__GIVEN DATA__.

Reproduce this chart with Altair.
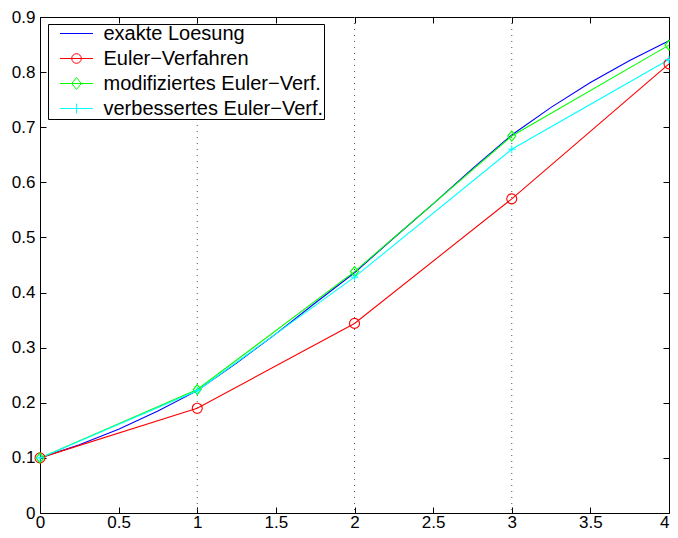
import altair as alt
import pandas as pd

FONT = "Liberation Sans"

series_names = ["exakte Loesung", "Euler−Verfahren", "modifiziertes Euler−Verf.", "verbessertes Euler−Verf."]
series_colors = ["#0000ff", "#ff0000", "#00ff00", "#00ffff"]

# exact solution
x_exact = [0.0, 0.25, 0.5, 0.75, 1.0, 1.25, 1.5, 1.75, 2.0, 2.25, 2.5, 2.75, 3.0, 3.25, 3.5, 3.75, 4.0]
y_exact = [0.100, 0.124, 0.152, 0.185, 0.222, 0.272, 0.325, 0.381, 0.436, 0.499, 0.561, 0.625, 0.686, 0.736, 0.781, 0.821, 0.857]

# numerical methods
x_steps = [0, 1, 2, 3, 4]
y_euler = [0.100, 0.190, 0.344, 0.570, 0.815]
y_mod = [0.100, 0.224, 0.438, 0.684, 0.849]
y_imp = [0.100, 0.222, 0.428, 0.660, 0.823]

grid_x = [1, 2, 3]
x_ticks = [0, 0.5, 1, 1.5, 2, 2.5, 3, 3.5, 4]
y_ticks = [0, 0.1, 0.2, 0.3, 0.4, 0.5, 0.6, 0.7, 0.8, 0.9]

rows = []
for i, (x, y) in enumerate(zip(x_exact, y_exact)):
    rows.append({"x": x, "y": y, "series": series_names[0], "k": i})
for name, ys in zip(series_names[1:], [y_euler, y_mod, y_imp]):
    for i, (x, y) in enumerate(zip(x_steps, ys)):
        rows.append({"x": x, "y": y, "series": name, "k": i})
lines_df = pd.DataFrame(rows)
markers_df = lines_df[lines_df["series"] != series_names[0]].reset_index(drop=True)

xscale = alt.Scale(domain=[0, 4], nice=False, zero=False)
yscale = alt.Scale(domain=[0, 0.9], nice=False, zero=False)

def mk_axis(orient, values, labels):
    kw = dict(orient=orient, values=values, title=None, grid=False, domain=False,
              tickSize=6, offset=-6, tickColor="black", tickWidth=1, labels=labels)
    if labels:
        kw.update(format="~g", labelFont=FONT, labelFontSize=17, labelColor="black",
                  labelFlush=False, labelOverlap=False,
                  labelPadding=1 if orient in ("bottom", "top") else 5)
        if orient == "bottom":
            kw["labelAlign"] = alt.condition("datum.value == 4", alt.value("right"), alt.value("center"))
    return alt.Axis(**kw)

grid = alt.Chart(pd.DataFrame({"x": grid_x})).mark_rule(
    color="#555555", strokeDash=[1, 5], strokeWidth=1
).encode(x=alt.X("x:Q", scale=xscale, axis=mk_axis("bottom", x_ticks, True)))

lines = alt.Chart(lines_df).mark_line(strokeWidth=1.1).encode(
    x=alt.X("x:Q", scale=xscale, axis=mk_axis("top", x_ticks, False)),
    y=alt.Y("y:Q", scale=yscale, axis=mk_axis("left", y_ticks, True)),
    color=alt.Color("series:N", scale=alt.Scale(domain=series_names, range=series_colors), legend=None),
    order="k:Q",
)

marker_shapes = ["circle", "M0,-1L0.8,0L0,1L-0.8,0Z", "M-0.75,0H0.75M0,-0.75V0.75"]
markers = alt.Chart(markers_df).mark_point(filled=False, strokeWidth=1.1, opacity=1, size=100).encode(
    x=alt.X("x:Q", scale=xscale, axis=None),
    y=alt.Y("y:Q", scale=yscale, axis=mk_axis("right", y_ticks, False)),
    color=alt.Color("series:N", scale=alt.Scale(domain=series_names, range=series_colors), legend=None),
    shape=alt.Shape("series:N", scale=alt.Scale(domain=series_names[1:], range=marker_shapes), legend=None),
)

legend_paths = [
    "M-1,0H1",
    "M-1,0H1M0.29,0A0.29,0.29,0,1,1,-0.29,0A0.29,0.29,0,1,1,0.29,0",
    "M-1,0H1M0,-0.36L0.29,0L0,0.36L-0.29,0Z",
    "M-1,0H1M0,-0.3V0.3",
]
leg = alt.Legend(
    title=None, orient="none", legendX=8, legendY=7, direction="vertical",
    fillColor="white", strokeColor="black", padding=0, cornerRadius=0,
    symbolSize=1089, symbolStrokeWidth=1, symbolOffset=11.5, labelOffset=10,
    clipHeight=19, rowPadding=4, labelFont=FONT, labelFontSize=20,
    labelColor="black", labelLimit=400,
    labelExpr="datum.label + '\u00a0\u00a0'",
)
legend_layer = alt.Chart(lines_df).transform_filter("datum.x < 0").mark_point(
    filled=False, strokeWidth=1, opacity=1
).encode(
    x=alt.X("x:Q", scale=xscale, axis=None),
    y=alt.Y("y:Q", scale=yscale, axis=None),
    color=alt.Color("series:N", scale=alt.Scale(domain=series_names, range=series_colors), legend=leg),
    shape=alt.Shape("series:N", scale=alt.Scale(domain=series_names, range=legend_paths), legend=leg),
)

chart = alt.layer(grid, lines, markers, legend_layer).resolve_scale(
    color="independent", shape="independent"
).resolve_axis(
    x="independent", y="independent"
).properties(
    width=629, height=496,
    autosize=alt.AutoSizeParams(type="none"),
    padding={"left": 32, "top": 9, "right": 1, "bottom": 17},
    background="white",
).configure_view(stroke="black", strokeWidth=1)

chart.save("out.html", embed_options={"renderer": "svg", "actions": False})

__SET TASK__.
From the material above, reproduce everything verbatim except the pictures.

__OUTPUT OF THE EXERCISE__.
Reproduce this chart with Altair.
import altair as alt
import pandas as pd

FONT = "Liberation Sans"

series_names = ["exakte Loesung", "Euler−Verfahren", "modifiziertes Euler−Verf.", "verbessertes Euler−Verf."]
series_colors = ["#0000ff", "#ff0000", "#00ff00", "#00ffff"]

# exact solution
x_exact = [0.0, 0.25, 0.5, 0.75, 1.0, 1.25, 1.5, 1.75, 2.0, 2.25, 2.5, 2.75, 3.0, 3.25, 3.5, 3.75, 4.0]
y_exact = [0.100, 0.124, 0.152, 0.185, 0.222, 0.272, 0.325, 0.381, 0.436, 0.499, 0.561, 0.625, 0.686, 0.736, 0.781, 0.821, 0.857]

# numerical methods
x_steps = [0, 1, 2, 3, 4]
y_euler = [0.100, 0.190, 0.344, 0.570, 0.815]
y_mod = [0.100, 0.224, 0.438, 0.684, 0.849]
y_imp = [0.100, 0.222, 0.428, 0.660, 0.823]

grid_x = [1, 2, 3]
x_ticks = [0, 0.5, 1, 1.5, 2, 2.5, 3, 3.5, 4]
y_ticks = [0, 0.1, 0.2, 0.3, 0.4, 0.5, 0.6, 0.7, 0.8, 0.9]

rows = []
for i, (x, y) in enumerate(zip(x_exact, y_exact)):
    rows.append({"x": x, "y": y, "series": series_names[0], "k": i})
for name, ys in zip(series_names[1:], [y_euler, y_mod, y_imp]):
    for i, (x, y) in enumerate(zip(x_steps, ys)):
        rows.append({"x": x, "y": y, "series": name, "k": i})
lines_df = pd.DataFrame(rows)
markers_df = lines_df[lines_df["series"] != series_names[0]].reset_index(drop=True)

xscale = alt.Scale(domain=[0, 4], nice=False, zero=False)
yscale = alt.Scale(domain=[0, 0.9], nice=False, zero=False)

def mk_axis(orient, values, labels):
    kw = dict(orient=orient, values=values, title=None, grid=False, domain=False,
              tickSize=6, offset=-6, tickColor="black", tickWidth=1, labels=labels)
    if labels:
        kw.update(format="~g", labelFont=FONT, labelFontSize=17, labelColor="black",
                  labelFlush=False, labelOverlap=False,
                  labelPadding=1 if orient in ("bottom", "top") else 5)
        if orient == "bottom":
            kw["labelAlign"] = alt.condition("datum.value == 4", alt.value("right"), alt.value("center"))
    return alt.Axis(**kw)

grid = alt.Chart(pd.DataFrame({"x": grid_x})).mark_rule(
    color="#555555", strokeDash=[1, 5], strokeWidth=1
).encode(x=alt.X("x:Q", scale=xscale, axis=mk_axis("bottom", x_ticks, True)))

lines = alt.Chart(lines_df).mark_line(strokeWidth=1.1).encode(
    x=alt.X("x:Q", scale=xscale, axis=mk_axis("top", x_ticks, False)),
    y=alt.Y("y:Q", scale=yscale, axis=mk_axis("left", y_ticks, True)),
    color=alt.Color("series:N", scale=alt.Scale(domain=series_names, range=series_colors), legend=None),
    order="k:Q",
)

marker_shapes = ["circle", "M0,-1L0.8,0L0,1L-0.8,0Z", "M-0.75,0H0.75M0,-0.75V0.75"]
markers = alt.Chart(markers_df).mark_point(filled=False, strokeWidth=1.1, opacity=1, size=100).encode(
    x=alt.X("x:Q", scale=xscale, axis=None),
    y=alt.Y("y:Q", scale=yscale, axis=mk_axis("right", y_ticks, False)),
    color=alt.Color("series:N", scale=alt.Scale(domain=series_names, range=series_colors), legend=None),
    shape=alt.Shape("series:N", scale=alt.Scale(domain=series_names[1:], range=marker_shapes), legend=None),
)

legend_paths = [
    "M-1,0H1",
    "M-1,0H1M0.29,0A0.29,0.29,0,1,1,-0.29,0A0.29,0.29,0,1,1,0.29,0",
    "M-1,0H1M0,-0.36L0.29,0L0,0.36L-0.29,0Z",
    "M-1,0H1M0,-0.3V0.3",
]
leg = alt.Legend(
    title=None, orient="none", legendX=8, legendY=7, direction="vertical",
    fillColor="white", strokeColor="black", padding=0, cornerRadius=0,
    symbolSize=1089, symbolStrokeWidth=1, symbolOffset=11.5, labelOffset=10,
    clipHeight=19, rowPadding=4, labelFont=FONT, labelFontSize=20,
    labelColor="black", labelLimit=400,
    labelExpr="datum.label + '\u00a0\u00a0'",
)
legend_layer = alt.Chart(lines_df).transform_filter("datum.x < 0").mark_point(
    filled=False, strokeWidth=1, opacity=1
).encode(
    x=alt.X("x:Q", scale=xscale, axis=None),
    y=alt.Y("y:Q", scale=yscale, axis=None),
    color=alt.Color("series:N", scale=alt.Scale(domain=series_names, range=series_colors), legend=leg),
    shape=alt.Shape("series:N", scale=alt.Scale(domain=series_names, range=legend_paths), legend=leg),
)

chart = alt.layer(grid, lines, markers, legend_layer).resolve_scale(
    color="independent", shape="independent"
).resolve_axis(
    x="independent", y="independent"
).properties(
    width=629, height=496,
    autosize=alt.AutoSizeParams(type="none"),
    padding={"left": 32, "top": 9, "right": 1, "bottom": 17},
    background="white",
).configure_view(stroke="black", strokeWidth=1)

chart.save("out.html", embed_options={"renderer": "svg", "actions": False})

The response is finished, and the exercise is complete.